§ **Directions**: Restate the data word for word and leave the images out.

§ **Data extract**:
________________
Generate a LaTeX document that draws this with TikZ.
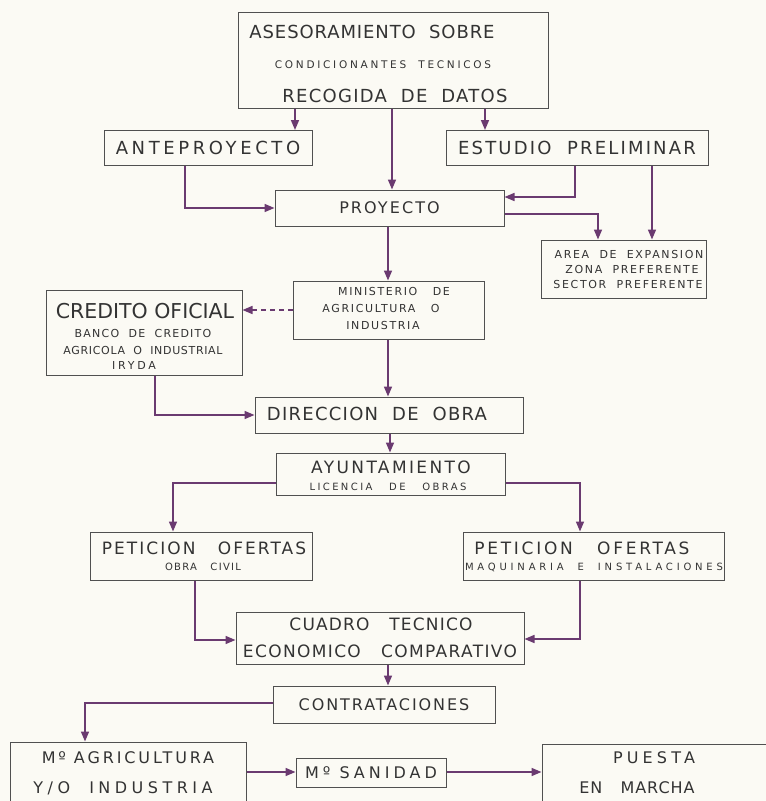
\documentclass[tikz,border=0pt]{standalone}
\usepackage{fontspec}
\setmainfont{DejaVu Sans}
\usetikzlibrary{arrows.meta}
\definecolor{ln}{HTML}{6A3A70}
\definecolor{bx}{HTML}{505050}
\definecolor{tx}{HTML}{333333}
\definecolor{paper}{HTML}{FBFAF4}
\newcommand{\txtls}[3]{\fontsize{#1}{#1}\selectfont\addfontfeature{LetterSpace=#2}#3}
\begin{document}
\begin{tikzpicture}[x=1pt,y=-1pt,
  box/.style={draw=bx, line width=1pt, inner sep=0pt},
  wh/.style 2 args={minimum width=#1, minimum height=#2},
  lbl/.style={text=tx, inner sep=0pt, align=center},
  conn/.style={draw=ln, line width=1.6pt, -{Triangle[length=10pt,width=8pt]}}]
\fill[paper] (0,0) rectangle (766,801);
\useasboundingbox (0,0) rectangle (766,801);
\clip (0,0) rectangle (766,801);

% top box
\node[box, wh={310}{96}] (top) at (393,60) {};
\node[lbl] (top1) at (372,32) {\txtls{18}{5}{ASESORAMIENTO\ \ SOBRE}};
\node[lbl] (top2) at (383,65) {\txtls{10.5}{26}{CONDICIONANTES\ \ TECNICOS}};
\node[lbl] (top3) at (395,96) {\txtls{18}{7}{RECOGIDA\ \ DE\ \ DATOS}};

\node[box, wh={208}{35}, lbl] (ante) at (208,148) {\txtls{18}{20}{ANTEPROYECTO}};
\node[box, wh={262}{35}, lbl] (est) at (577,148) {\txtls{18}{12}{ESTUDIO\ \ PRELIMINAR}};
\node[box, wh={229}{36}, lbl] (proy) at (389.5,208) {\txtls{16}{13}{PROYECTO}};

\node[box, wh={165}{58}] (area) at (623.5,269) {};
\node[lbl] (area1) at (629,254) {\txtls{11}{15}{AREA\ \ DE\ \ EXPANSION}};
\node[lbl] (area2) at (632,269) {\txtls{11}{15}{ZONA\ \ PREFERENTE}};
\node[lbl] (area3) at (628,284) {\txtls{11}{15}{SECTOR\ \ PREFERENTE}};

\node[box, wh={191}{58}] (min) at (388.5,310) {};
\node[lbl] (min1) at (394,291) {\txtls{11}{15}{MINISTERIO\ \ \ DE}};
\node[lbl] (min2) at (381,308) {\txtls{11}{15}{AGRICULTURA\ \ \ O}};
\node[lbl] (min3) at (383,325) {\txtls{11}{15}{INDUSTRIA}};

\node[box, wh={196}{85}] (cred) at (144,332.5) {};
\node[lbl] (cred1) at (145,311) {\txtls{20.5}{0}{CREDITO\ OFICIAL}};
\node[lbl] (cred2) at (143,333) {\txtls{11}{11}{BANCO\ \ DE\ \ CREDITO}};
\node[lbl] (cred3) at (143,350) {\txtls{11}{6}{AGRICOLA\ \ O\ \ INDUSTRIAL}};
\node[lbl] (cred4) at (134,365) {\txtls{11}{25}{IRYDA}};

\node[box, wh={268}{36}, lbl] (dir) at (389,415) {};
\node[lbl] (dirt) at (377,414) {\txtls{18}{7}{DIRECCION\ \ DE\ \ OBRA}};

\node[box, wh={229}{42}] (ayu) at (390.5,474) {};
\node[lbl] (ayu1) at (391,467) {\txtls{17}{14}{AYUNTAMIENTO}};
\node[lbl] (ayu2) at (388,487) {\txtls{10}{24}{LICENCIA\ \ \ DE\ \ \ OBRAS}};

\node[box, wh={222}{48}] (pl) at (201,556) {};
\node[lbl] (pl1) at (204,548) {\txtls{17}{12}{PETICION\ \ \ OFERTAS}};
\node[lbl] (pl2) at (203,567) {\txtls{10}{13}{OBRA\ \ \ CIVIL}};

\node[box, wh={261}{48}] (pr) at (593.5,556) {};
\node[lbl] (pr1) at (582,548) {\txtls{17}{16}{PETICION\ \ \ OFERTAS}};
\node[lbl] (pr2) at (594,567) {\txtls{10}{38}{MAQUINARIA\ \ E\ \ INSTALACIONES}};

\node[box, wh={288}{52}] (cua) at (380,638) {};
\node[lbl] (cua1) at (381,624) {\txtls{17}{7}{CUADRO\ \ \ TECNICO}};
\node[lbl] (cua2) at (380,651) {\txtls{17}{8}{ECONOMICO\ \ \ COMPARATIVO}};

\node[box, wh={222}{37}, lbl] (con) at (384,704.5) {\txtls{16}{12}{CONTRATACIONES}};

\node[box, wh={236}{64}] (mag) at (128,774) {};
\node[lbl] (mag1) at (128,758) {\txtls{16}{18}{Mº\ AGRICULTURA}};
\node[lbl] (mag2) at (123,788) {\txtls{16}{28}{Y/O\ \ INDUSTRIA}};

\node[box, wh={150}{29}, lbl] (san) at (371,772.5) {\txtls{16}{25}{Mº\ SANIDAD}};

\node[box, wh={228}{62}] (pm) at (656,775) {};
\node[lbl] (pm1) at (654,758) {\txtls{16}{26}{PUESTA}};
\node[lbl] (pm2) at (637,788) {\txtls{16}{6}{EN\ \ \ MARCHA}};

% connectors
\draw[conn] (295,0 |- top.south) -- (295,0 |- ante.north);
\draw[conn] (485,0 |- top.south) -- (485,0 |- est.north);
\draw[conn] (392,0 |- top.south) -- (392,0 |- proy.north);
\draw[conn] (185,0 |- ante.south) |- (proy.west);
\draw[conn] (575,0 |- est.south) |- (proy.east |- 0,197);
\draw[conn] (proy.east |- 0,214) -| (598,0 |- area.north);
\draw[conn] (652,0 |- est.south) -- (652,0 |- area.north);
\draw[conn] (388,0 |- proy.south) -- (388,0 |- min.north);
\draw[conn, dash pattern=on 5pt off 4pt] (min.west |- 0,310) -- (cred.east |- 0,310);
\draw[conn] (388,0 |- min.south) -- (388,0 |- dir.north);
\draw[conn] (155,0 |- cred.south) |- (dir.west);
\draw[conn] (390,0 |- dir.south) -- (390,0 |- ayu.north);
\draw[conn] (ayu.west |- 0,483) -| (173,0 |- pl.north);
\draw[conn] (ayu.east |- 0,483) -| (580,0 |- pr.north);
\draw[conn] (195,0 |- pl.south) |- (cua.west |- 0,640);
\draw[conn] (580,0 |- pr.south) |- (cua.east |- 0,639);
\draw[conn] (388,0 |- cua.south) -- (388,0 |- con.north);
\draw[conn] (con.west |- 0,703) -| (85,0 |- mag.north);
\draw[conn] (mag.east |- 0,772) -- (san.west |- 0,772);
\draw[conn] (san.east |- 0,772) -- (pm.west |- 0,772);
\end{tikzpicture}
\end{document}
________________
§ **Complete answer**:
Generate a LaTeX document that draws this with TikZ.
\documentclass[tikz,border=0pt]{standalone}
\usepackage{fontspec}
\setmainfont{DejaVu Sans}
\usetikzlibrary{arrows.meta}
\definecolor{ln}{HTML}{6A3A70}
\definecolor{bx}{HTML}{505050}
\definecolor{tx}{HTML}{333333}
\definecolor{paper}{HTML}{FBFAF4}
\newcommand{\txtls}[3]{\fontsize{#1}{#1}\selectfont\addfontfeature{LetterSpace=#2}#3}
\begin{document}
\begin{tikzpicture}[x=1pt,y=-1pt,
  box/.style={draw=bx, line width=1pt, inner sep=0pt},
  wh/.style 2 args={minimum width=#1, minimum height=#2},
  lbl/.style={text=tx, inner sep=0pt, align=center},
  conn/.style={draw=ln, line width=1.6pt, -{Triangle[length=10pt,width=8pt]}}]
\fill[paper] (0,0) rectangle (766,801);
\useasboundingbox (0,0) rectangle (766,801);
\clip (0,0) rectangle (766,801);

% top box
\node[box, wh={310}{96}] (top) at (393,60) {};
\node[lbl] (top1) at (372,32) {\txtls{18}{5}{ASESORAMIENTO\ \ SOBRE}};
\node[lbl] (top2) at (383,65) {\txtls{10.5}{26}{CONDICIONANTES\ \ TECNICOS}};
\node[lbl] (top3) at (395,96) {\txtls{18}{7}{RECOGIDA\ \ DE\ \ DATOS}};

\node[box, wh={208}{35}, lbl] (ante) at (208,148) {\txtls{18}{20}{ANTEPROYECTO}};
\node[box, wh={262}{35}, lbl] (est) at (577,148) {\txtls{18}{12}{ESTUDIO\ \ PRELIMINAR}};
\node[box, wh={229}{36}, lbl] (proy) at (389.5,208) {\txtls{16}{13}{PROYECTO}};

\node[box, wh={165}{58}] (area) at (623.5,269) {};
\node[lbl] (area1) at (629,254) {\txtls{11}{15}{AREA\ \ DE\ \ EXPANSION}};
\node[lbl] (area2) at (632,269) {\txtls{11}{15}{ZONA\ \ PREFERENTE}};
\node[lbl] (area3) at (628,284) {\txtls{11}{15}{SECTOR\ \ PREFERENTE}};

\node[box, wh={191}{58}] (min) at (388.5,310) {};
\node[lbl] (min1) at (394,291) {\txtls{11}{15}{MINISTERIO\ \ \ DE}};
\node[lbl] (min2) at (381,308) {\txtls{11}{15}{AGRICULTURA\ \ \ O}};
\node[lbl] (min3) at (383,325) {\txtls{11}{15}{INDUSTRIA}};

\node[box, wh={196}{85}] (cred) at (144,332.5) {};
\node[lbl] (cred1) at (145,311) {\txtls{20.5}{0}{CREDITO\ OFICIAL}};
\node[lbl] (cred2) at (143,333) {\txtls{11}{11}{BANCO\ \ DE\ \ CREDITO}};
\node[lbl] (cred3) at (143,350) {\txtls{11}{6}{AGRICOLA\ \ O\ \ INDUSTRIAL}};
\node[lbl] (cred4) at (134,365) {\txtls{11}{25}{IRYDA}};

\node[box, wh={268}{36}, lbl] (dir) at (389,415) {};
\node[lbl] (dirt) at (377,414) {\txtls{18}{7}{DIRECCION\ \ DE\ \ OBRA}};

\node[box, wh={229}{42}] (ayu) at (390.5,474) {};
\node[lbl] (ayu1) at (391,467) {\txtls{17}{14}{AYUNTAMIENTO}};
\node[lbl] (ayu2) at (388,487) {\txtls{10}{24}{LICENCIA\ \ \ DE\ \ \ OBRAS}};

\node[box, wh={222}{48}] (pl) at (201,556) {};
\node[lbl] (pl1) at (204,548) {\txtls{17}{12}{PETICION\ \ \ OFERTAS}};
\node[lbl] (pl2) at (203,567) {\txtls{10}{13}{OBRA\ \ \ CIVIL}};

\node[box, wh={261}{48}] (pr) at (593.5,556) {};
\node[lbl] (pr1) at (582,548) {\txtls{17}{16}{PETICION\ \ \ OFERTAS}};
\node[lbl] (pr2) at (594,567) {\txtls{10}{38}{MAQUINARIA\ \ E\ \ INSTALACIONES}};

\node[box, wh={288}{52}] (cua) at (380,638) {};
\node[lbl] (cua1) at (381,624) {\txtls{17}{7}{CUADRO\ \ \ TECNICO}};
\node[lbl] (cua2) at (380,651) {\txtls{17}{8}{ECONOMICO\ \ \ COMPARATIVO}};

\node[box, wh={222}{37}, lbl] (con) at (384,704.5) {\txtls{16}{12}{CONTRATACIONES}};

\node[box, wh={236}{64}] (mag) at (128,774) {};
\node[lbl] (mag1) at (128,758) {\txtls{16}{18}{Mº\ AGRICULTURA}};
\node[lbl] (mag2) at (123,788) {\txtls{16}{28}{Y/O\ \ INDUSTRIA}};

\node[box, wh={150}{29}, lbl] (san) at (371,772.5) {\txtls{16}{25}{Mº\ SANIDAD}};

\node[box, wh={228}{62}] (pm) at (656,775) {};
\node[lbl] (pm1) at (654,758) {\txtls{16}{26}{PUESTA}};
\node[lbl] (pm2) at (637,788) {\txtls{16}{6}{EN\ \ \ MARCHA}};

% connectors
\draw[conn] (295,0 |- top.south) -- (295,0 |- ante.north);
\draw[conn] (485,0 |- top.south) -- (485,0 |- est.north);
\draw[conn] (392,0 |- top.south) -- (392,0 |- proy.north);
\draw[conn] (185,0 |- ante.south) |- (proy.west);
\draw[conn] (575,0 |- est.south) |- (proy.east |- 0,197);
\draw[conn] (proy.east |- 0,214) -| (598,0 |- area.north);
\draw[conn] (652,0 |- est.south) -- (652,0 |- area.north);
\draw[conn] (388,0 |- proy.south) -- (388,0 |- min.north);
\draw[conn, dash pattern=on 5pt off 4pt] (min.west |- 0,310) -- (cred.east |- 0,310);
\draw[conn] (388,0 |- min.south) -- (388,0 |- dir.north);
\draw[conn] (155,0 |- cred.south) |- (dir.west);
\draw[conn] (390,0 |- dir.south) -- (390,0 |- ayu.north);
\draw[conn] (ayu.west |- 0,483) -| (173,0 |- pl.north);
\draw[conn] (ayu.east |- 0,483) -| (580,0 |- pr.north);
\draw[conn] (195,0 |- pl.south) |- (cua.west |- 0,640);
\draw[conn] (580,0 |- pr.south) |- (cua.east |- 0,639);
\draw[conn] (388,0 |- cua.south) -- (388,0 |- con.north);
\draw[conn] (con.west |- 0,703) -| (85,0 |- mag.north);
\draw[conn] (mag.east |- 0,772) -- (san.west |- 0,772);
\draw[conn] (san.east |- 0,772) -- (pm.west |- 0,772);
\end{tikzpicture}
\end{document}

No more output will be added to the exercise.